今年も10月19日・20日に、東京や札幌から約30名の社員が参加し、植林活動のほか、林産試験場、森林組合の製材所、富良野自然塾などの視察と座学を実施しました。
植林活動には、三井不動産がTEAM JAPANゴールド街づくりパートナーとして支援している日本オリンピック委員会(JOC)アスリート委員と、冬季産業再生機構のオリンピアン6名が参加しました。
参加者からは
・次の世代のために地球環境を保全していく重要性がよくわかった。
・“終わらない森”創りの内容が理解できた。
・植えた木が成木になるのは次の世代のこと。自分の世代だけではなく、次の世代のことも考えて行動しなければならないと思った。
・将来、自分が植えた木がどう成長しているのか是非見てみたい。
・日本の林業が置かれている状況、林業の現場の大変さがよく分かった。
といった声がありました。
また、以前に参加した社員は子どもに手紙をしたため、「小さな苗木が成木になった姿を自分は見ることができないだろう。
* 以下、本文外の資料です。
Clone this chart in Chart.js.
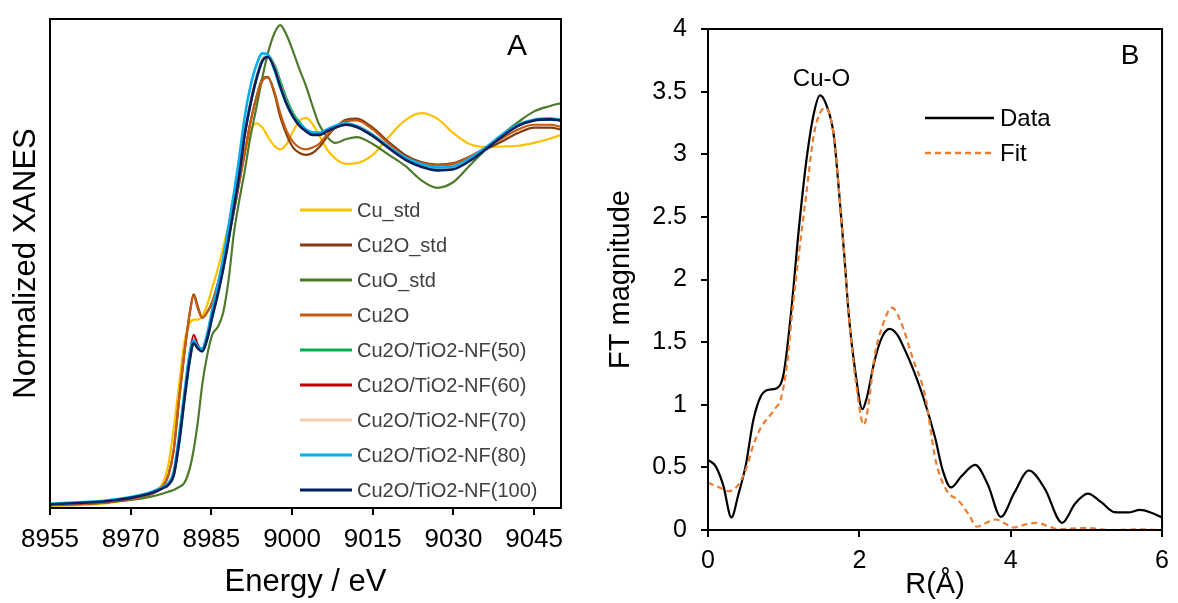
<!DOCTYPE html>
<html><head><meta charset="utf-8">
<script src="https://cdn.jsdelivr.net/npm/chart.js@4.4.0/dist/chart.umd.min.js"></script>
<style>
html,body{margin:0;padding:0;background:#fff;}
#wrap{position:relative;width:1178px;height:603px;overflow:hidden;background:#fff;}
#boxA{position:absolute;left:0;top:0;width:590px;height:603px;}
#boxB{position:absolute;left:590px;top:0;width:588px;height:603px;}
</style></head><body>
<div id="wrap"><div id="boxA"><canvas id="cA" width="590" height="603"></canvas></div><div id="boxB"><canvas id="cB" width="588" height="603"></canvas></div></div>
<script>
// ---------- Panel A data (Cu K-edge XANES) ----------
const energy = [8955, 8965, 8970, 8974, 8976, 8977, 8978, 8979, 8980, 8981, 8981.7, 8982.5, 8983.3, 8984.2, 8985.2, 8986.2, 8987.2, 8988.2, 8989.2, 8990.2, 8991.2, 8992.2, 8993.3, 8994.5, 8995.5, 8996.7, 8997.8, 8999, 9000.2, 9001.4, 9002.6, 9003.8, 9005, 9006.5, 9008, 9010, 9012, 9015, 9018, 9021, 9024, 9027, 9030, 9033, 9036, 9039, 9042, 9045, 9048, 9050];
const energyTicks = [8955, 8970, 8985, 9000, 9015, 9030, 9045];
const cuStd = [0.005,0.012,0.025,0.045,0.07,0.12,0.22,0.34,0.46,0.51, 0.52,0.52,0.53,0.56,0.61,0.66,0.72,0.78,0.85,0.92, 0.98,1.035,1.062,1.05,1.025,1.0,0.99,1.005,1.04,1.07, 1.077,1.06,1.03,0.99,0.965,0.95,0.952,0.975,1.025,1.07, 1.09,1.075,1.035,1.005,0.997,0.998,1.0,1.008,1.02,1.03];
const cu2oStd = [0.008,0.015,0.025,0.04,0.06,0.09,0.16,0.30,0.43,0.54, 0.59,0.555,0.525,0.54,0.57,0.62,0.68,0.75,0.82,0.9, 0.98,1.06,1.13,1.185,1.19,1.145,1.08,1.03,0.995,0.98, 0.975,0.98,0.995,1.025,1.05,1.072,1.075,1.05,1.01,0.975, 0.955,0.948,0.952,0.97,0.99,1.012,1.035,1.05,1.05,1.045];
const cuoStd = [0.008,0.015,0.022,0.032,0.04,0.045,0.05,0.058,0.07,0.11, 0.16,0.24,0.34,0.42,0.48,0.5,0.54,0.63,0.76,0.85, 0.93,1.02,1.1,1.19,1.255,1.31,1.333,1.305,1.26,1.21, 1.165,1.11,1.06,1.025,1.008,1.018,1.024,1.005,0.975,0.945, 0.905,0.884,0.9,0.945,0.99,1.03,1.065,1.095,1.11,1.118];
const cu2o = [0.008,0.015,0.025,0.04,0.06,0.09,0.16,0.30,0.43,0.54, 0.585,0.55,0.525,0.54,0.57,0.62,0.68,0.75,0.82,0.9, 0.98,1.06,1.13,1.18,1.188,1.15,1.09,1.04,1.01,0.995, 0.99,0.995,1.005,1.03,1.05,1.068,1.07,1.045,1.005,0.97, 0.952,0.946,0.95,0.97,0.995,1.02,1.045,1.058,1.058,1.052];
const nf50 = [0.01,0.018,0.028,0.042,0.055,0.064,0.09,0.18,0.3,0.41, 0.458,0.442,0.434,0.465,0.53,0.59,0.66,0.74,0.83,0.92, 1.03,1.11,1.18,1.235,1.25,1.225,1.18,1.13,1.09,1.065, 1.045,1.035,1.032,1.04,1.05,1.058,1.052,1.027,0.995,0.965, 0.945,0.935,0.938,0.96,0.992,1.027,1.056,1.07,1.073,1.07];
const nf60 = [0.01,0.018,0.028,0.042,0.055,0.065,0.095,0.19,0.31,0.425, 0.478,0.45,0.436,0.47,0.535,0.595,0.665,0.745,0.835,0.925, 1.035,1.115,1.185,1.238,1.247,1.217,1.167,1.117,1.08,1.056, 1.04,1.032,1.031,1.041,1.051,1.06,1.054,1.03,0.996,0.965, 0.945,0.936,0.94,0.962,0.993,1.028,1.057,1.071,1.074,1.07];
const nf70 = [0.01,0.018,0.028,0.042,0.055,0.065,0.093,0.185,0.305,0.415, 0.46,0.443,0.434,0.467,0.533,0.593,0.663,0.743,0.833,0.923, 1.033,1.113,1.183,1.24,1.25,1.22,1.17,1.12,1.083,1.058, 1.042,1.033,1.033,1.043,1.053,1.062,1.057,1.032,0.998,0.967, 0.947,0.938,0.941,0.963,0.994,1.028,1.058,1.072,1.075,1.072];
const nf80 = [0.012,0.02,0.03,0.045,0.058,0.068,0.1,0.2,0.32,0.43, 0.462,0.445,0.44,0.48,0.55,0.615,0.69,0.78,0.87,0.97, 1.08,1.16,1.22,1.255,1.252,1.21,1.16,1.115,1.08,1.06, 1.045,1.037,1.036,1.045,1.055,1.062,1.055,1.03,0.997,0.968, 0.95,0.94,0.943,0.965,0.995,1.03,1.058,1.072,1.075,1.072];
const nf100 = [0.01,0.018,0.028,0.042,0.055,0.064,0.09,0.18,0.3,0.41, 0.455,0.44,0.432,0.465,0.53,0.59,0.66,0.74,0.83,0.92, 1.03,1.11,1.18,1.235,1.245,1.215,1.165,1.115,1.08,1.055, 1.04,1.03,1.03,1.04,1.05,1.058,1.052,1.027,0.993,0.962, 0.942,0.932,0.935,0.958,0.99,1.025,1.055,1.07,1.073,1.07];
const seriesLabelsA = ['Cu_std','Cu2O_std','CuO_std','Cu2O','Cu2O/TiO2-NF(50)','Cu2O/TiO2-NF(60)','Cu2O/TiO2-NF(70)','Cu2O/TiO2-NF(80)','Cu2O/TiO2-NF(100)'];
const seriesValuesA = [cuStd, cu2oStd, cuoStd, cu2o, nf50, nf60, nf70, nf80, nf100];
const seriesColorsA = ['#FFC000','#843C0C','#4E7A2C','#C55A11','#00B050','#C00000','#F8CBAD','#00B0F0','#002060'];

// ---------- Panel B data (FT of EXAFS) ----------
const dataR = [0,0.1,0.2,0.31,0.4,0.5,0.6,0.7,0.8,0.9, 1.0,1.1,1.2,1.3,1.4,1.48,1.56,1.66,1.74,1.8, 1.86,1.95,2.04,2.1,2.2,2.3,2.4,2.5,2.6,2.7, 2.85,3.0,3.1,3.21,3.35,3.53,3.7,3.87,4.05,4.24, 4.45,4.68,4.85,5.02,5.2,5.37,5.55,5.71,5.85,6.0];
const dataMag = [0.56,0.51,0.36,0.10,0.28,0.52,0.88,1.07,1.12,1.13, 1.25,1.75,2.4,2.95,3.33,3.47,3.4,3.16,2.64,2.2, 1.72,1.25,0.965,1.06,1.35,1.54,1.605,1.56,1.44,1.3, 1.05,0.74,0.48,0.34,0.43,0.52,0.36,0.104,0.3,0.475, 0.33,0.057,0.21,0.29,0.22,0.143,0.14,0.16,0.14,0.10];
const fitR = [0,0.15,0.27,0.4,0.51,0.6,0.7,0.8,0.9,0.96, 1.05,1.11,1.2,1.29,1.4,1.48,1.55,1.66,1.74,1.8, 1.86,1.95,2.06,2.12,2.2,2.3,2.43,2.55,2.7,2.87, 3.01,3.16,3.31,3.45,3.55,3.65,3.8,3.93,4.04,4.2, 4.34,4.5,4.63,4.8,5.02,5.32,5.71,6.0];
const fitMag = [0.378,0.34,0.31,0.36,0.5,0.68,0.82,0.9,0.98,1.04, 1.35,1.72,2.2,2.64,3.16,3.33,3.37,3.16,2.64,2.2, 1.72,1.2,0.84,1.0,1.38,1.62,1.775,1.66,1.38,1.07, 0.55,0.31,0.235,0.12,0.026,0.05,0.084,0.05,0.02,0.045, 0.057,0.03,0.005,0.012,0.015,0.0,0.005,0.0];
const rTicks = [0, 2, 4, 6];
const magTicks = [0, 0.5, 1, 1.5, 2, 2.5, 3, 3.5, 4];

const FONT = '"Liberation Sans", Arial, sans-serif';

const framePlugin = {
  id: 'frame',
  afterDatasetsDraw(chart) {
    const {ctx, chartArea: a} = chart;
    ctx.save();
    ctx.strokeStyle = '#000';
    ctx.lineWidth = 2;
    ctx.strokeRect(a.left, a.top, a.right - a.left, a.bottom - a.top);
    ctx.restore();
  }
};

const legendA = {
  id: 'legendA',
  afterDraw(chart) {
    const {ctx, chartArea: a} = chart;
    ctx.save();
    ctx.font = '20px ' + FONT;
    ctx.textBaseline = 'middle';
    ctx.textAlign = 'left';
    chart.data.datasets.forEach((ds, i) => {
      const y = a.top + 191 + i * 35;
      const x0 = a.left + 250;
      ctx.strokeStyle = ds.borderColor;
      ctx.lineWidth = 3;
      ctx.beginPath(); ctx.moveTo(x0, y); ctx.lineTo(x0 + 52, y); ctx.stroke();
      ctx.fillStyle = '#404040';
      ctx.fillText(ds.label, x0 + 57, y + 1);
    });
    ctx.font = '30px ' + FONT;
    ctx.fillStyle = '#000';
    ctx.textAlign = 'center';
    ctx.fillText('A', a.right - 44, a.top + 28);
    ctx.restore();
  }
};

const legendB = {
  id: 'legendB',
  afterDraw(chart) {
    const {ctx, chartArea: a} = chart;
    ctx.save();
    ctx.textBaseline = 'middle';
    ctx.font = '24px ' + FONT;
    chart.data.datasets.forEach((ds, i) => {
      const y = a.top + 89 + i * 35;
      const x0 = a.left + 217;
      ctx.strokeStyle = ds.borderColor;
      ctx.lineWidth = 2.5;
      ctx.setLineDash(ds.borderDash || []);
      ctx.beginPath(); ctx.moveTo(x0, y); ctx.lineTo(x0 + 69, y); ctx.stroke();
      ctx.setLineDash([]);
      ctx.fillStyle = '#000';
      ctx.textAlign = 'left';
      ctx.fillText(ds.label, x0 + 75, y + 1);
    });
    ctx.textAlign = 'center';
    ctx.font = '24px ' + FONT;
    const xs = chart.scales.x, ys = chart.scales.y;
    ctx.fillText('Cu-O', xs.getPixelForValue(1.5), ys.getPixelForValue(3.47) - 16);
    ctx.font = '28px ' + FONT;
    ctx.fillText('B', a.right - 32, a.top + 27);
    ctx.restore();
  }
};

const dsA = seriesLabelsA.map((label, i) => ({
  label,
  data: energy.map((e, k) => ({x: e, y: seriesValuesA[i][k]})),
  borderColor: seriesColorsA[i],
  backgroundColor: seriesColorsA[i],
  borderWidth: (i >= 7) ? 2.6 : 2.2,
  pointRadius: 0,
  cubicInterpolationMode: 'monotone',
  fill: false,
  order: seriesLabelsA.length - 1 - i
}));

new Chart(document.getElementById('cA'), {
  type: 'line',
  data: { datasets: dsA },
  options: {
    responsive: false,
    animation: false,
    events: [],
    layout: { padding: { top: 19, right: 29, left: 0, bottom: 0 } },
    plugins: { legend: { display: false }, tooltip: { enabled: false } },
    scales: {
      x: {
        type: 'linear', min: 8955, max: 9050,
        afterBuildTicks: s => { s.ticks = energyTicks.map(v => ({value: v})); },
        afterFit: s => { s.height = 95; },
        ticks: { font: {family: FONT, size: 26}, color: '#000', padding: 9, autoSkip: false, maxRotation: 0, callback: v => String(v) },
        grid: { display: true, drawOnChartArea: false, drawTicks: true, tickLength: 7, color: '#000', lineWidth: 2 },
        border: { display: true, color: '#000', width: 2 },
        title: { display: true, text: 'Energy / eV', font: {family: FONT, size: 31}, color: '#000', padding: {top: 0, bottom: 2} }
      },
      y: {
        type: 'linear', min: 0, max: 1.35,
        afterFit: s => { s.width = 50; },
        ticks: { display: false },
        grid: { display: false },
        border: { display: true, color: '#000', width: 2 },
        title: { display: true, text: 'Normalized XANES', font: {family: FONT, size: 31}, color: '#000', padding: {top: 8, bottom: 0} }
      }
    }
  },
  plugins: [framePlugin, legendA]
});

new Chart(document.getElementById('cB'), {
  type: 'line',
  data: { datasets: [
    { label: 'Data', data: dataR.map((r, k) => ({x: r, y: dataMag[k]})), borderColor: '#000', backgroundColor: '#000', borderWidth: 2.2, pointRadius: 0, cubicInterpolationMode: 'monotone', fill: false, order: 1 },
    { label: 'Fit', data: fitR.map((r, k) => ({x: r, y: fitMag[k]})), borderColor: '#ED7D31', backgroundColor: '#ED7D31', borderWidth: 2.2, borderDash: [6, 4], pointRadius: 0, cubicInterpolationMode: 'monotone', fill: false, order: 0 }
  ]},
  options: {
    responsive: false,
    animation: false,
    events: [],
    layout: { padding: { top: 19, right: 10, left: 0, bottom: 0 } },
    plugins: { legend: { display: false }, tooltip: { enabled: false } },
    scales: {
      x: {
        type: 'linear', min: 0, max: 6,
        afterBuildTicks: s => { s.ticks = rTicks.map(v => ({value: v})); },
        afterFit: s => { s.height = 73; },
        ticks: { font: {family: FONT, size: 25}, color: '#000', padding: 9, autoSkip: false, maxRotation: 0, callback: v => String(v) },
        grid: { display: true, drawOnChartArea: false, drawTicks: true, tickLength: 7, color: '#000', lineWidth: 2 },
        border: { display: true, color: '#000', width: 2 },
        title: { display: true, text: 'R(Å)', font: {family: FONT, size: 29}, color: '#000', padding: {top: 0, bottom: 1} }
      },
      y: {
        type: 'linear', min: 0, max: 4,
        afterBuildTicks: s => { s.ticks = magTicks.map(v => ({value: v})); },
        afterFit: s => { s.width = 118; },
        ticks: { font: {family: FONT, size: 25}, color: '#000', padding: 14, autoSkip: false, callback: v => String(v) },
        grid: { display: true, drawOnChartArea: false, drawTicks: true, tickLength: 7, color: '#000', lineWidth: 2 },
        border: { display: true, color: '#000', width: 2 },
        title: { display: true, text: 'FT magnitude', font: {family: FONT, size: 29}, color: '#000', padding: {top: 14, bottom: 0} }
      }
    }
  },
  plugins: [framePlugin, legendB]
});
</script>
</body></html>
いつの日か大人になった君が成長した木を見に行き、地球の環境について考えてほしい」と伝えたこともあったそうです。
いま、地球温暖化や生物多様性、SDGsといった地球環境に関するキーワードを目にしない日はありません。また、木材の輸入自由化によって国産材の価格が低迷し、林業離れによる人手不足や林業就業者の高齢化も進んでいます。そのため、伐期を迎えた多くの人工林が放置されているのが現状です。伐期を迎えている高齢の木は、若い木に比べてCO2の吸収・固定量が減少しており、この点からも、皆伐、再造林の推進が課題になっているのです。
そのため、三井不動産では森林組合と連携して、伐期を迎えている森を皆伐し、再造林していくことを目指しています。一方で、伐採するためには、その材が有効に利用されることが重要で、そのためにグループ内での木材利用を推進しています。
地球規模での環境保全はもちろん、豊かな北海道を守っていくためにも、こうした“終わらない森”創りを広げ、継続していくことが求められています。